Alondra Nelson and Francis Collins temporarily taking top White House science roles
President Biden announced Wednesday that two people will fill leadership roles for the White House Office of Science and Technology Policy (OSTP) after his top science adviser announced his resignation last week.
The White House said that “until permanent leadership is nominated and confirmed,” Alondra Nelson will serve as director of the office, and Francis Collins will be Biden’s science adviser and co-chair of the president’s Council of Advisors on Science and Technology.
“These appointments will allow OSTP and the President’s Science and Technology agenda to move seamlessly forward under proven leadership,” the statement said.
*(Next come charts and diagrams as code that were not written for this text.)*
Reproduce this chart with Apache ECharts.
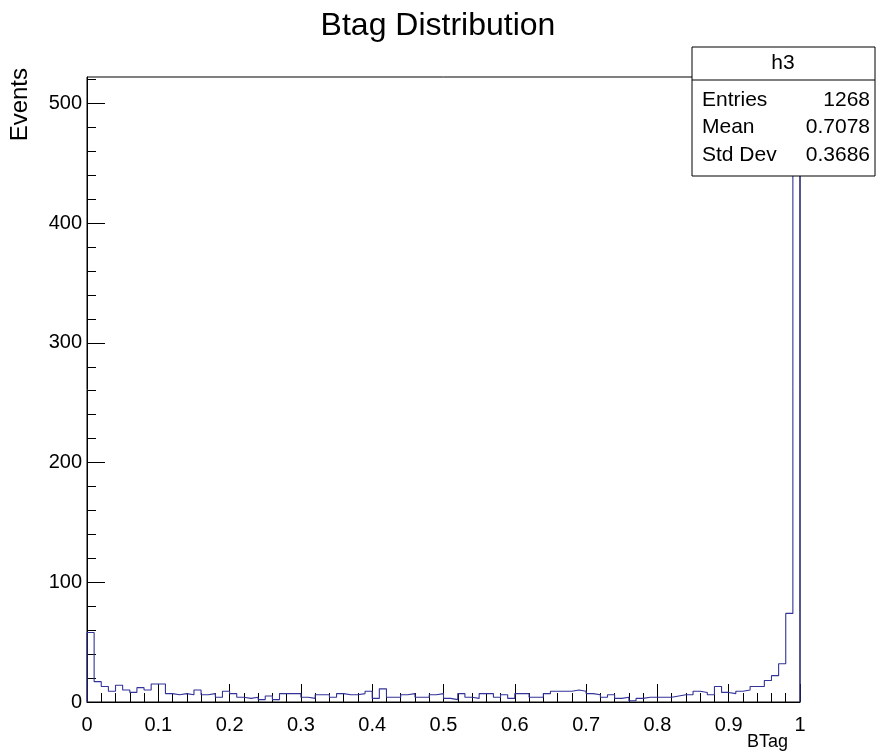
<!DOCTYPE html>
<html lang="en">
<head>
<meta charset="UTF-8">
<title>Btag Distribution</title>
<script src="https://cdn.jsdelivr.net/npm/echarts/dist/echarts.min.js"></script>
</head>
<body style="margin:0;background:#fff">
<div id="main" style="width:877px;height:756px;"></div>
<script>
// histogram h3 : 100 bins between 0 and 1
var binLow = 0, binHigh = 1;
var counts = [
    58, 17, 13, 9, 14, 10, 8, 12, 10, 15,
    15, 7, 6, 7, 6, 10, 6, 7, 4, 9,
    7, 4, 3, 4, 2, 5, 2, 7, 7, 7,
    4, 3, 6, 6, 4, 7, 6, 6, 7, 9,
    3, 11, 4, 4, 6, 7, 4, 4, 6, 7,
    3, 2, 7, 4, 3, 7, 7, 4, 6, 3,
    7, 7, 4, 4, 7, 9, 9, 9, 10, 9,
    7, 6, 4, 6, 3, 4, 1, 3, 4, 4,
    4, 4, 5, 6, 6, 9, 8, 6, 13, 8,
    7, 9, 10, 13, 13, 18, 22, 32, 74, 497
];
var yMax = 522;
var yMajorTicks = [0, 100, 200, 300, 400, 500];
var yMinorTicks = [0, 20, 40, 60, 80, 100, 120, 140, 160, 180, 200, 220, 240, 260,
    280, 300, 320, 340, 360, 380, 400, 420, 440, 460, 480, 500, 520];

var statsName = 'h3';
var statsLabels = ['Entries', 'Mean', 'Std Dev'];
var statsValues = ['1268', '0.7078', '0.3686'];

var font = "'Liberation Sans', Helvetica, Arial, sans-serif";
var histColor = '#333399';

// staircase outline like ROOT draws it
var binW = (binHigh - binLow) / counts.length;
var steps = [[binLow, 0]];
for (var i = 0; i < counts.length; i++) {
    var lo = binLow + i * binW;
    steps.push([lo, counts[i]], [lo + binW, counts[i]]);
}
steps.push([binHigh, 0]);

var myChart = echarts.init(document.getElementById('main'));

function txt(x, y, s, size, align, extra) {
    var el = {
        type: 'text', x: x, y: y, z: 100,
        style: { text: s, font: size + 'px ' + font, fill: '#000', textAlign: align, textVerticalAlign: 'middle' }
    };
    if (extra) for (var key in extra) el[key] = extra[key];
    return el;
}

var graphics = [
    txt(438, 26, 'Btag Distribution', 32, 'center'),
    txt(20, 68, 'Events', 24, 'right', { rotation: Math.PI / 2 }),
    txt(788, 742, 'BTag', 18, 'right'),
    {
        type: 'rect', z: 90,
        shape: { x: 692, y: 47, width: 183, height: 129 },
        style: { fill: '#fff', stroke: '#000', lineWidth: 1 }
    }, {
        type: 'line', z: 95,
        shape: { x1: 692, y1: 80, x2: 875, y2: 80 },
        style: { stroke: '#000', lineWidth: 1 }
    },
    txt(783, 63, statsName, 21, 'center')
];
for (var k = 0; k < statsLabels.length; k++) {
    graphics.push(txt(702, 100 + k * 27.5, statsLabels[k], 21, 'left'));
    graphics.push(txt(870, 100 + k * 27.5, statsValues[k], 21, 'right'));
}

option = {
    animation: false,
    grid: {
        left: 87, top: 77, width: 713, height: 625,
        show: true, borderColor: '#000', borderWidth: 1, backgroundColor: 'transparent'
    },
    xAxis: {
        type: 'value',
        min: 0, max: 1, interval: 0.1,
        axisLine: { lineStyle: { color: '#000', width: 1 } },
        axisTick: { inside: true, length: 18, lineStyle: { color: '#000' } },
        minorTick: { show: true, splitNumber: 5, length: 9, lineStyle: { color: '#000' } },
        splitLine: { show: false },
        axisLabel: { color: '#000', fontSize: 20, fontFamily: font, margin: 13 }
    },
    yAxis: [{
        type: 'value',
        min: 0, max: yMax,
        axisLine: { lineStyle: { color: '#000', width: 1 } },
        axisTick: { inside: true, length: 18, customValues: yMajorTicks, lineStyle: { color: '#000' } },
        splitLine: { show: false },
        axisLabel: { color: '#000', fontSize: 20, fontFamily: font, margin: 5, customValues: yMajorTicks }
    }, {
        type: 'value',
        min: 0, max: yMax,
        position: 'left',
        axisLine: { show: false },
        axisTick: { inside: true, length: 9, customValues: yMinorTicks, lineStyle: { color: '#000' } },
        splitLine: { show: false },
        axisLabel: { show: false }
    }],
    graphic: graphics,
    series: [{
        name: 'h3',
        type: 'line',
        data: steps,
        showSymbol: false,
        lineStyle: { color: histColor, width: 1.1 },
        z: 5
    }]
};
myChart.setOption(option);
</script>
</body>
</html>
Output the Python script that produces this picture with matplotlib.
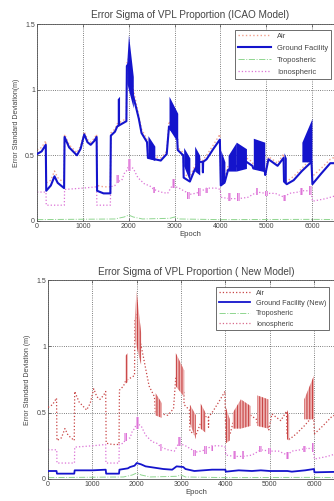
"""VPL error sigma proportion: ICAO model vs new model (two stacked panels)."""
import numpy as np
import matplotlib
matplotlib.use("Agg")
import matplotlib.pyplot as plt

# ---- data ----
# airborne error sigma, same in both panels
main_epoch = [0, 100, 190, 200, 300, 380, 450, 590, 600, 700, 870, 950, 1030, 1100, 1170, 1250,
              1300, 1310, 1450, 1600, 1610, 1700, 1750, 1850, 1950, 1960, 2000, 2050, 2100, 2150,
              2220, 2280, 2400, 2420, 2570, 2700, 2830, 2880, 3060, 3070, 3190, 3200, 3335, 3440,
              3550, 3615, 3620, 3625, 3700, 3850, 3990, 4010, 4100, 4170, 4570, 4700, 4720, 4970,
              4980, 5050, 5250, 5380, 5390, 5450, 5600, 5780, 5990, 6010, 6200, 6400, 6700]
air_sigma = [0.54, 0.56, 0.61, 0.29, 0.31, 0.38, 0.33, 0.29, 0.66, 0.58, 0.52, 0.57, 0.68, 0.62,
             0.60, 0.63, 0.66, 0.27, 0.26, 0.26, 0.67, 0.70, 0.74, 0.76, 0.78, 1.20, 1.24, 1.10,
             1.00, 0.92, 0.80, 0.70, 0.62, 0.50, 0.49, 0.48, 0.53, 0.76, 0.66, 0.56, 0.52, 0.36,
             0.33, 0.42, 0.47, 0.47, 0.39, 0.47, 0.50, 0.58, 0.66, 0.30, 0.33, 0.42, 0.48, 0.45,
             0.42, 0.40, 0.37, 0.49, 0.44, 0.51, 0.33, 0.30, 0.34, 0.40, 0.48, 0.34, 0.40, 0.47, 0.52]
gf_icao_sigma = [0.51, 0.53, 0.58, 0.23, 0.27, 0.34, 0.29, 0.25, 0.64, 0.56, 0.50, 0.55, 0.66, 0.60,
                 0.58, 0.61, 0.64, 0.23, 0.21, 0.21, 0.65, 0.68, 0.72, 0.74, 0.76, 1.18, 1.20, 1.05,
                 0.95, 0.88, 0.78, 0.67, 0.60, 0.48, 0.47, 0.46, 0.51, 0.72, 0.62, 0.54, 0.50, 0.33,
                 0.30, 0.39, 0.45, 0.45, 0.37, 0.45, 0.47, 0.55, 0.62, 0.27, 0.30, 0.39, 0.45, 0.42,
                 0.40, 0.38, 0.35, 0.47, 0.42, 0.48, 0.30, 0.28, 0.31, 0.38, 0.45, 0.28, 0.36, 0.44, 0.44]

# rapidly oscillating stretches: epoch start/end, lower and upper envelope at each end
band_x0 = [1750, 1960, 1995, 2420, 2880, 3200, 3440, 4010, 4170, 4350, 4720, 5390, 5780]
band_x1 = [1800, 1995, 2100, 2570, 3070, 3335, 3550, 4100, 4350, 4570, 4970, 5440, 6000]
band_lo0 = [0.72, 1.05, 1.00, 0.48, 0.70, 0.42, 0.38, 0.27, 0.38, 0.38, 0.40, 0.30, 0.45]
band_lo1 = [0.73, 1.00, 0.86, 0.46, 0.62, 0.30, 0.35, 0.29, 0.38, 0.40, 0.38, 0.29, 0.45]
band_hi0 = [0.93, 1.22, 1.42, 0.65, 0.95, 0.56, 0.57, 0.54, 0.50, 0.60, 0.63, 0.52, 0.60]
band_hi1 = [0.95, 1.42, 1.10, 0.57, 0.82, 0.48, 0.50, 0.45, 0.60, 0.55, 0.60, 0.48, 0.78]

iono_epoch = [0, 195, 200, 595, 600, 1000, 1300, 1305, 1600, 1605, 1700, 1750, 1850, 1900, 1950,
              2000, 2100, 2200, 2350, 2450, 2550, 2700, 2850, 2950, 3100, 3250, 3300, 3450, 3550,
              3700, 3900, 4000, 4010, 4200, 4400, 4600, 4800, 5000, 5200, 5400, 5500, 5700, 5800,
              5980, 6010, 6300, 6700]
iono_sigma = [0.22, 0.22, 0.12, 0.12, 0.24, 0.25, 0.26, 0.12, 0.12, 0.26, 0.27, 0.30, 0.31, 0.36,
              0.38, 0.42, 0.40, 0.33, 0.28, 0.27, 0.24, 0.22, 0.21, 0.27, 0.25, 0.22, 0.20, 0.21,
              0.22, 0.25, 0.25, 0.24, 0.18, 0.17, 0.17, 0.18, 0.22, 0.21, 0.21, 0.18, 0.21, 0.22,
              0.23, 0.23, 0.15, 0.17, 0.21]
iono_burst_x = [1750, 2010, 2550, 2970, 3300, 3550, 3700, 4200, 4400, 4800, 5000, 5400, 5780, 5975]
iono_burst_lo = [0.29, 0.38, 0.21, 0.25, 0.17, 0.19, 0.21, 0.15, 0.15, 0.20, 0.19, 0.15, 0.20, 0.20]
iono_burst_hi = [0.35, 0.47, 0.26, 0.32, 0.22, 0.25, 0.25, 0.21, 0.21, 0.25, 0.23, 0.20, 0.25, 0.27]

tropo_epoch = [0, 1700, 1900, 2000, 2100, 2300, 2900, 3000, 3100, 4000, 6000, 6700]
tropo_sigma = [0.01, 0.015, 0.03, 0.045, 0.03, 0.015, 0.02, 0.03, 0.015, 0.01, 0.012, 0.01]

gf_new_epoch = [0, 190, 200, 590, 600, 1000, 1300, 1310, 1600, 1610, 1800, 1850, 1950, 2000, 2100,
                2200, 2400, 2600, 2800, 2900, 3050, 3100, 3300, 3500, 3700, 4000, 4010, 4300, 4600,
                4800, 5000, 5400, 5500, 5800, 6000, 6010, 6700]
gf_new_sigma = [0.06, 0.06, 0.04, 0.04, 0.065, 0.065, 0.07, 0.04, 0.04, 0.07, 0.08, 0.09, 0.10, 0.12,
                0.11, 0.095, 0.085, 0.075, 0.07, 0.095, 0.09, 0.075, 0.06, 0.065, 0.07, 0.07, 0.055,
                0.065, 0.06, 0.065, 0.06, 0.06, 0.055, 0.065, 0.075, 0.05, 0.055]

x_ticks = [0, 1000, 2000, 3000, 4000, 5000, 6000]
y_ticks = [0, 0.5, 1, 1.5]
y_ticklabels = ["0", "0.5", "1", "1.5"]

BLUE = "#1414cc"
GREEN = "#8fd68f"
IONO = "#dc72d6"
RED = "#c84444"
TXT = "#444444"

plt.rcParams["font.family"] = ["Liberation Sans", "DejaVu Sans"]
plt.rcParams["hatch.linewidth"] = 0.8


def _bands(ax, color, face, hatch=None):
    for x0, x1, l0, l1, h0, h1 in zip(band_x0, band_x1, band_lo0, band_lo1, band_hi0, band_hi1):
        ax.fill_between([x0, x1], [l0, l1], [h0, h1], facecolor=face, edgecolor=color,
                        hatch=hatch, linewidth=0, zorder=3)


def _iono(ax):
    ax.plot(iono_epoch, iono_sigma, color=IONO, ls=":", lw=0.9, zorder=2)
    for x, lo, hi in zip(iono_burst_x, iono_burst_lo, iono_burst_hi):
        ax.fill_between([x - 30, x + 30], [lo, lo], [hi, hi], facecolor="#f0b8ec",
                        edgecolor=IONO, hatch="||||||", linewidth=0, zorder=2)


def _style(ax, title, ylabel):
    ax.set_xlim(0, 6700); ax.set_ylim(0, 1.5)
    ax.set_xticks(x_ticks); ax.set_yticks(y_ticks); ax.set_yticklabels(y_ticklabels)
    ax.tick_params(direction="in", top=True, right=True, labelsize=5, colors=TXT,
                   length=2.5, width=0.5, pad=1.5)
    ax.grid(True, ls=":", color="#555555", lw=0.6)
    for s in ax.spines.values():
        s.set_color("#555555"); s.set_linewidth(0.6)
    ax.set_title(title, fontsize=7.2, color=TXT, pad=4)
    ax.set_xlabel("Epoch", fontsize=5.6, color=TXT, labelpad=1)
    ax.set_ylabel(ylabel, fontsize=5, color=TXT, labelpad=4)


fig = plt.figure(figsize=(3.34, 5.01), dpi=100)

# ---- top: ICAO model ----
ax1 = fig.add_axes([0.111, 0.559, 0.919, 0.393])
ax1.plot(main_epoch, air_sigma, color="#f0a08c", ls=":", lw=1.0, label="Air", zorder=2)
ax1.plot(main_epoch, gf_icao_sigma, color=BLUE, lw=1.5, label="Ground Facility", zorder=4)
_bands(ax1, BLUE, BLUE)
ax1.plot(tropo_epoch, tropo_sigma, color=GREEN, ls="-.", lw=0.7, label="Troposheric", zorder=2)
_iono(ax1)
ax1.plot([], [], color=IONO, ls=":", lw=0.9, label="Ionospheric")
_style(ax1, "Error Sigma of VPL Proportion (ICAO Model)", "Error Standard Deviation(m)")
ax1.legend(loc="upper left", bbox_to_anchor=(0.692, 0.948), bbox_transform=fig.transFigure,
           fontsize=5.4, handlelength=4.4, labelspacing=0.62, borderpad=0.4, fancybox=False,
           edgecolor="#555555", framealpha=1, labelcolor=TXT).get_frame().set_linewidth(0.6)

# ---- bottom: new model ----
ax2 = fig.add_axes([0.144, 0.044, 0.889, 0.397])
ax2.plot(main_epoch, air_sigma, color=RED, ls=":", lw=0.9, label="Air", zorder=3)
_bands(ax2, RED, "#eeb4b4", hatch="||||||")
ax2.plot(gf_new_epoch, gf_new_sigma, color=BLUE, lw=1.3, label="Ground Facility (New)", zorder=4)
ax2.plot(tropo_epoch, tropo_sigma, color=GREEN, ls="-.", lw=0.7, label="Troposheric", zorder=2)
_iono(ax2)
ax2.plot([], [], color="#d86a8a", ls=":", lw=0.9, label="Ionospheric")
_style(ax2, "Error Sigma of VPL Proportion ( New Model)", "Error Standard Deviation (m)")
ax2.legend(loc="upper left", bbox_to_anchor=(0.635, 0.435), bbox_transform=fig.transFigure,
           fontsize=5.2, handlelength=4.4, labelspacing=0.45, borderpad=0.4, fancybox=False,
           edgecolor="#555555", framealpha=1, labelcolor=TXT).get_frame().set_linewidth(0.6)

fig.savefig("out.png", dpi=100, facecolor="white")
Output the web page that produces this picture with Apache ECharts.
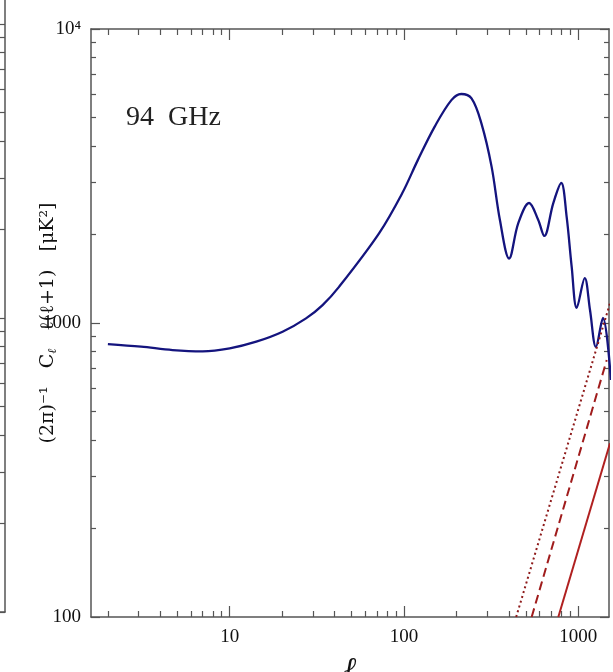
<!DOCTYPE html>
<html>
<head>
<meta charset="utf-8">
<title>94 GHz</title>
<script src="https://cdn.jsdelivr.net/npm/echarts@6/dist/echarts.min.js"></script>
<style>
  html, body { margin: 0; padding: 0; background: #fff; }
  #chart { width: 613px; height: 672px; }
</style>
</head>
<body>
<div id="chart"></div>
<script>
// CMB spectrum (blue)
var cmbL = [2.0, 3.1, 4.7, 7.0, 10, 14.2, 20.1, 27.4, 34.1, 42.5, 71.9, 97.6, 120, 150, 187, 213, 244, 278, 318, 355, 401, 452, 522, 589, 638, 718, 798, 857, 916, 979, 1089, 1167, 1262, 1384, 1538];
var cmbV = [848, 831, 809, 801, 820, 864, 934, 1037, 1151, 1330, 2018, 2761, 3581, 4656, 5730, 6010, 5808, 4775, 3403, 2240, 1657, 2183, 2560, 2240, 1977, 2553, 2993, 2300, 1555, 1125, 1422, 1107, 829, 1040, 640];

// foreground lines (red)
var dotL = [440, 1520];
var dotV = [100, 1167];
var dashL = [540, 1455];
var dashV = [100, 748];
var solidL = [768, 1520];
var solidV = [100, 390];

// tick values
var xMajor = [10, 100, 1000];
var xMinor = [2, 3, 4, 5, 6, 7, 8, 9, 20, 30, 40, 50, 60, 70, 80, 90, 200, 300, 400, 500, 600, 700, 800, 900];
var yMajor = [100, 1000, 10000];
var yMinor = [200, 300, 400, 500, 600, 700, 800, 900, 2000, 3000, 4000, 5000, 6000, 7000, 8000, 9000, 20000];

var axisColor = '#555';
var serif = '"Liberation Serif", "DejaVu Serif", serif';
var wideSerif = '"DejaVu Serif", serif';

function pairs(xs, ys) {
    var out = [];
    for (var i = 0; i < xs.length; i++) out.push([xs[i], ys[i]]);
    return out;
}

function logX(opts) {
    var ax = {
        type: 'log', gridIndex: 0, min: 1.6, max: 1500,
        position: opts.position,
        axisLine: { show: opts.line, lineStyle: { color: axisColor, width: 1.5 } },
        axisTick: { show: true, inside: true, length: opts.len, customValues: opts.ticks,
                    lineStyle: { color: axisColor, width: 1.2 } },
        axisLabel: { show: false },
        splitLine: { show: false }
    };
    if (opts.labels) {
        ax.axisLabel = { show: true, customValues: xMajor, margin: 11,
                         fontFamily: serif, fontSize: 19, color: '#111',
                         formatter: function (v) { return String(v); } };
        ax.name = '\u2113';
        ax.nameLocation = 'middle';
        ax.nameGap = 38;
        ax.nameMoveOverlap = false;
        ax.nameTextStyle = { fontFamily: serif, fontStyle: 'italic', fontSize: 30, color: '#111' };
    }
    return ax;
}

function logY(opts) {
    var ax = {
        type: 'log', gridIndex: 0, min: 100, max: 10000,
        position: opts.position,
        axisLine: { show: opts.line, lineStyle: { color: axisColor, width: 1.5 } },
        axisTick: { show: true, inside: true, length: opts.len, customValues: opts.ticks,
                    lineStyle: { color: axisColor, width: 1.2 } },
        axisLabel: { show: false },
        splitLine: { show: false }
    };
    if (opts.labels) {
        ax.axisLabel = {
            show: true, customValues: yMajor, margin: 10,
            fontFamily: serif, fontSize: 19, color: '#111',
            formatter: function (v) { return v >= 10000 ? '10\u2074' : String(v); }
        };
        ax.name = '(2\u03C0)\u207B\u00B9   C{sub|\u2113}   \u2113(\u2113+1)   [\u03BCK\u00B2]';
        ax.nameLocation = 'middle';
        ax.nameGap = 32;
        ax.nameRotate = 90;
        ax.nameMoveOverlap = false;
        ax.nameTextStyle = {
            fontFamily: wideSerif, fontSize: 19, lineHeight: 22, color: '#111',
            rich: {
                sub: { fontFamily: wideSerif, fontStyle: 'italic', fontSize: 12, lineHeight: 13, color: '#111', verticalAlign: 'bottom' }
            }
        };
    }
    return ax;
}

var chart = echarts.init(document.getElementById('chart'), null, { renderer: 'canvas' });

var option = {
    backgroundColor: '#fff',
    animation: false,
    grid: [
        { left: 91, top: 29, right: 4, bottom: 55, outerBoundsMode: 'none' },
        // edge of the neighbouring panel, cut off at the left
        { left: -40, right: 608, top: -116, bottom: 60, outerBoundsMode: 'none' }
    ],
    xAxis: [
        logX({ position: 'bottom', line: true, len: 11, ticks: xMajor, labels: true }),
        logX({ position: 'bottom', line: false, len: 6, ticks: xMinor }),
        logX({ position: 'top', line: true, len: 11, ticks: xMajor }),
        logX({ position: 'top', line: false, len: 6, ticks: xMinor }),
        {
            type: 'log', gridIndex: 1, min: 1000, max: 1500, position: 'bottom',
            axisLine: { show: true, lineStyle: { color: axisColor, width: 1.5 } },
            axisTick: { show: false }, axisLabel: { show: false }, splitLine: { show: false }
        }
    ],
    yAxis: [
        logY({ position: 'left', line: true, len: 9, ticks: yMajor, labels: true }),
        logY({ position: 'left', line: false, len: 5, ticks: yMinor }),
        logY({ position: 'right', line: true, len: 9, ticks: yMajor }),
        logY({ position: 'right', line: false, len: 5, ticks: yMinor }),
        {
            type: 'log', gridIndex: 1, min: 100, max: 30000, position: 'right',
            axisLine: { show: true, lineStyle: { color: axisColor, width: 1.5 } },
            axisTick: { show: true, inside: true, length: 6, customValues: yMajor.concat(yMinor),
                        lineStyle: { color: axisColor, width: 1.2 } },
            axisLabel: { show: false }, splitLine: { show: false }
        }
    ],
    graphic: [{
        type: 'text', left: 126, top: 104,
        style: { text: '94  GHz', fontFamily: serif, fontSize: 28, fill: '#222' }
    }],
    series: [
        {
            name: 'CMB', type: 'line', xAxisIndex: 0, yAxisIndex: 0,
            data: pairs(cmbL, cmbV), smooth: 0.35, showSymbol: false, clip: true,
            lineStyle: { color: '#14147e', width: 2.3 }
        },
        {
            name: 'dotted', type: 'line', xAxisIndex: 0, yAxisIndex: 0,
            data: pairs(dotL, dotV), showSymbol: false, clip: true,
            lineStyle: { color: '#8e1a1a', width: 2, type: [2, 3] }
        },
        {
            name: 'dashed', type: 'line', xAxisIndex: 0, yAxisIndex: 0,
            data: pairs(dashL, dashV), showSymbol: false, clip: true,
            lineStyle: { color: '#a01c1c', width: 2, type: [9, 5] }
        },
        {
            name: 'solid', type: 'line', xAxisIndex: 0, yAxisIndex: 0,
            data: pairs(solidL, solidV), showSymbol: false, clip: true,
            lineStyle: { color: '#b02020', width: 2 }
        }
    ]
};

chart.setOption(option);
</script>
</body>
</html>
Collins, a 2007 recipient of the Presidential Medal of Freedom, recently stepped down from after over a decade as director of the National Institutes of Health. Nelson formerly was OSTP’s deputy director for science and society.
In the announcement, the White House said that the decisions signaled the administration had “doubled down on science.”
The new leadership placements come after an internal investigation found that Eric Lander, Biden’s previous science adviser, bullied his subordinates, prompting his resignation.
“It is clear that things I said, and the way I said them, crossed the line at times into being disrespectful and demeaning, to both men and women. That was never my intention,” Lander said in his resignation letter. “Nonetheless, it is my fault and my responsibility. I will take this lesson forward.”
He also said at the time that his resignation would become effective on Feb. 18 to allow for an “orderly transfer.”